「パリサイ人は立って、ひとりでこう祈った、『神よ、わたしはほかの人たちのような貪欲な者、不正な者、姦淫をする者ではなく、また、この取税人のような人間でもないことを感謝します』」 ルカ18・11
ここでパリサイ人が律法の他の面を踏みにじり、仲間に対して怒っている様子を見てみましょう。彼のうちにキリスト者の愛は全然なく、隣人のほまれと救いに関する思いやりとか愛は全く見られません。彼は仲間を言語道断なやりかたで扱い、足下に踏みにじり、人間を遇するにふさわしい仕方で尊重しませんでした。仲間を救い助けて、不正や悪の苦しみを、受けないようにしてやらなければならないときに、彼自身が仲間に向かって最大の悪事をなしたのでした。兄弟が神に対して罪を犯しているのを知り認めているときに、どうしたら彼を回心させ、神の怒りとさばきから救い出し、それによって彼を変えてしまうことができるかを考えなかったからです。彼の心のうちにはあわれな罪人のみじめさと不幸に対して全然あわれみも同情も見られないのです、彼の心は取税人がみじめさとさばきの中におかれるのを全く当然のこととしているのです。彼は取税人に対する愛と奉仕のつとめからいっさい手を引いております。

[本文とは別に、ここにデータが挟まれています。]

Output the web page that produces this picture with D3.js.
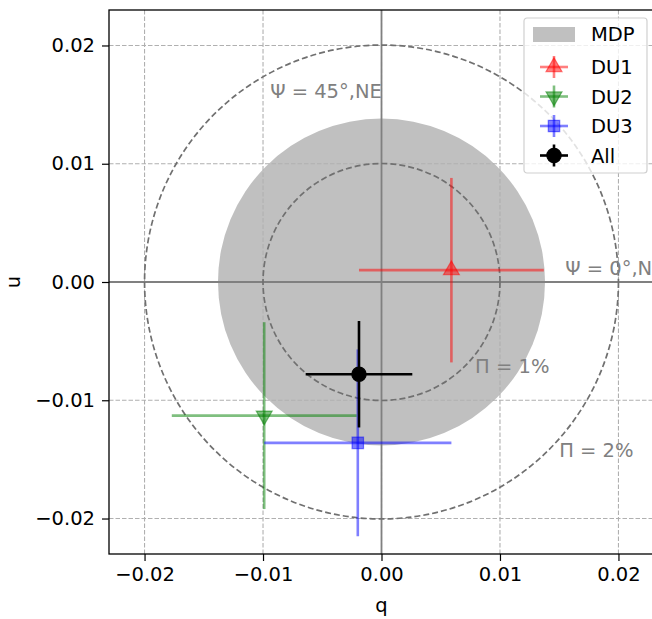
<!DOCTYPE html>
<html lang="en">
<head>
  <meta charset="UTF-8">
  <title>q-u plane</title>
  <style>
    body { margin: 0; background: #fff; }
    text { font-family: "DejaVu Sans", sans-serif; }
  </style>
</head>
<body>
  <svg id="svg" width="652" height="619"></svg>
  <script src="https://d3js.org/d3.v7.min.js"></script>
  <script>
    // data
    const names = ['DU1', 'DU2', 'DU3', 'All']
    const qVals = [0.0059, -0.0099, -0.0020, -0.0019]
    const uVals = [0.0010, -0.0113, -0.0136, -0.0078]
    const qErr = [0.0078, 0.0078, 0.0079, 0.0045]
    const uErr = [0.0078, 0.0079, 0.0079, 0.0045]
    const colors = ['red', 'green', 'blue', 'black']
    const alphas = [0.5, 0.5, 0.5, 1]
    const markers = ['triangleUp', 'triangleDown', 'square', 'circle']
    const mdp = 0.0138
    const rings = [0.01, 0.02]
    const ticks = [-0.02, -0.01, 0.0, 0.01, 0.02]
    const notes = [
      { text: 'Ψ = 45°,NE', q: -0.0094, u: 0.0156 },
      { text: 'Ψ = 0°,N', q: 0.0155, u: 0.0006 },
      { text: 'Π = 1%', q: 0.0079, u: -0.0077 },
      { text: 'Π = 2%', q: 0.0150, u: -0.0148 }
    ]

    const FS = 19.5
    const svg = d3.select('#svg')

    const x = d3.scaleLinear().domain([-0.023, 0.023]).range([109, 654])
    const y = d3.scaleLinear().domain([-0.023, 0.023]).range([554, 10])
    const px = v => x(v) - x(0)

    svg.append('defs').append('clipPath').attr('id', 'clip')
      .append('rect').attr('x', x(-0.023)).attr('y', y(0.023))
      .attr('width', x(0.023) - x(-0.023)).attr('height', y(-0.023) - y(0.023))
    const plot = svg.append('g').attr('clip-path', 'url(#clip)')

    // MDP disc
    plot.append('circle')
      .attr('cx', x(0)).attr('cy', y(0)).attr('r', px(mdp))
      .attr('fill', '#c0c0c0')

    // grid
    plot.selectAll('.gx').data(ticks).enter().append('line')
      .attr('x1', d => x(d)).attr('x2', d => x(d))
      .attr('y1', y(-0.023)).attr('y2', y(0.023))
      .attr('stroke', '#b0b0b0').attr('stroke-width', 1.1).attr('stroke-dasharray', '4.5,2')
    plot.selectAll('.gy').data(ticks).enter().append('line')
      .attr('y1', d => y(d)).attr('y2', d => y(d))
      .attr('x1', x(-0.023)).attr('x2', x(0.023))
      .attr('stroke', '#b0b0b0').attr('stroke-width', 1.1).attr('stroke-dasharray', '4.5,2')

    // zero lines
    plot.append('line').attr('x1', x(0)).attr('x2', x(0)).attr('y1', y(-0.023)).attr('y2', y(0.023))
      .attr('stroke', 'grey').attr('stroke-width', 1.8)
    plot.append('line').attr('y1', y(0)).attr('y2', y(0)).attr('x1', x(-0.023)).attr('x2', x(0.023))
      .attr('stroke', 'grey').attr('stroke-width', 1.8)

    // polarisation rings
    plot.selectAll('.ring').data(rings).enter().append('circle')
      .attr('cx', x(0)).attr('cy', y(0)).attr('r', d => px(d))
      .attr('fill', 'none').attr('stroke', '#707070').attr('stroke-width', 1.7)
      .attr('stroke-dasharray', '6,3')

    // notes
    plot.selectAll('.note').data(notes).enter().append('text')
      .attr('x', d => x(d.q)).attr('y', d => y(d.u))
      .attr('fill', 'grey').attr('font-size', FS)
      .text(d => d.text)

    const symbolFor = {
      triangleUp: d3.symbol().type(d3.symbolTriangle).size(110),
      triangleDown: d3.symbol().type(d3.symbolTriangle).size(110),
      square: d3.symbol().type(d3.symbolSquare).size(130),
      circle: d3.symbol().type(d3.symbolCircle).size(160)
    }

    function drawMarker(g, i, cx, cy) {
      const col = colors[i]
      g.append('path')
        .attr('d', symbolFor[markers[i]]())
        .attr('transform', `translate(${cx},${cy})` + (markers[i] === 'triangleDown' ? ' rotate(180)' : ''))
        .attr('fill', col).attr('fill-opacity', alphas[i])
        .attr('stroke', col).attr('stroke-opacity', alphas[i]).attr('stroke-width', 1.2)
    }

    // error bars
    names.forEach((n, i) => {
      const g = plot.append('g')
      const col = colors[i]
      g.append('line')
        .attr('x1', x(qVals[i] - qErr[i])).attr('x2', x(qVals[i] + qErr[i]))
        .attr('y1', y(uVals[i])).attr('y2', y(uVals[i]))
        .attr('stroke', col).attr('stroke-opacity', alphas[i]).attr('stroke-width', 2.6)
      g.append('line')
        .attr('x1', x(qVals[i])).attr('x2', x(qVals[i]))
        .attr('y1', y(uVals[i] - uErr[i])).attr('y2', y(uVals[i] + uErr[i]))
        .attr('stroke', col).attr('stroke-opacity', alphas[i]).attr('stroke-width', 2.6)
      drawMarker(g, i, x(qVals[i]), y(uVals[i]))
    })

    // frame
    svg.append('rect')
      .attr('x', x(-0.023)).attr('y', y(0.023))
      .attr('width', x(0.023) - x(-0.023)).attr('height', y(-0.023) - y(0.023))
      .attr('fill', 'none').attr('stroke', 'black').attr('stroke-width', 1.3)

    // axes
    const fmt = d => d3.format('.2f')(d).replace('-', '\u2212')
    const bottom = svg.append('g').attr('transform', `translate(0,${y(-0.023)})`)
      .call(d3.axisBottom(x).tickValues(ticks).tickFormat(fmt).tickSize(7).tickPadding(6))
    const left = svg.append('g').attr('transform', `translate(${x(-0.023)},0)`)
      .call(d3.axisLeft(y).tickValues(ticks).tickFormat(fmt).tickSize(7).tickPadding(7))
    ;[bottom, left].forEach(a => {
      a.select('.domain').remove()
      a.selectAll('text').attr('font-size', FS).attr('font-family', 'DejaVu Sans').attr('fill', 'black')
      a.selectAll('line').attr('stroke', 'black').attr('stroke-width', 1.2)
    })

    svg.append('text').attr('x', x(0)).attr('y', 612).attr('text-anchor', 'middle')
      .attr('font-size', FS).text('q')
    svg.append('text').attr('transform', `translate(20,${y(0)}) rotate(-90)`)
      .attr('text-anchor', 'middle').attr('font-size', FS).text('u')

    // legend
    const leg = svg.append('g').attr('transform', 'translate(524,18)')
    leg.append('rect').attr('width', 123).attr('height', 155).attr('rx', 3)
      .attr('fill', 'white').attr('fill-opacity', 0.8).attr('stroke', '#d0d0d0').attr('stroke-width', 1.2)
    leg.append('rect').attr('x', 9).attr('y', 9).attr('width', 42).attr('height', 15).attr('fill', '#c0c0c0')
    leg.append('text').attr('x', 67).attr('y', 23).attr('font-size', FS).text('MDP')
    names.forEach((n, i) => {
      const ly = 49 + i * 29.5
      const g = leg.append('g')
      g.append('line').attr('x1', 16).attr('x2', 44).attr('y1', ly).attr('y2', ly)
        .attr('stroke', colors[i]).attr('stroke-opacity', alphas[i]).attr('stroke-width', 2.6)
      g.append('line').attr('x1', 30).attr('x2', 30).attr('y1', ly - 11).attr('y2', ly + 11)
        .attr('stroke', colors[i]).attr('stroke-opacity', alphas[i]).attr('stroke-width', 2.6)
      drawMarker(g, i, 30, ly)
      leg.append('text').attr('x', 67).attr('y', ly + 7).attr('font-size', FS).text(n)
    })
  </script>
</body>
</html>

このような人が神の国のために、いったいどんな奉仕ができるというのでしょうか。神にむかって、全世界が罪を犯し、不従順であるのを見て喜び、快感を覚える人です。反対に、だれかの心が神に向かい、戒めを守ろうとするのを見ると悲しむ人です。兄弟を少しでも助けたくない人です。そのような可能性すらもきらう人です。兄弟を悪や滅びから守ってやろうとしない人です。このように隣人の救いを願わないほどまでに邪悪になった心の持ち主から、いったい何を望み、期待することができるでしょうか。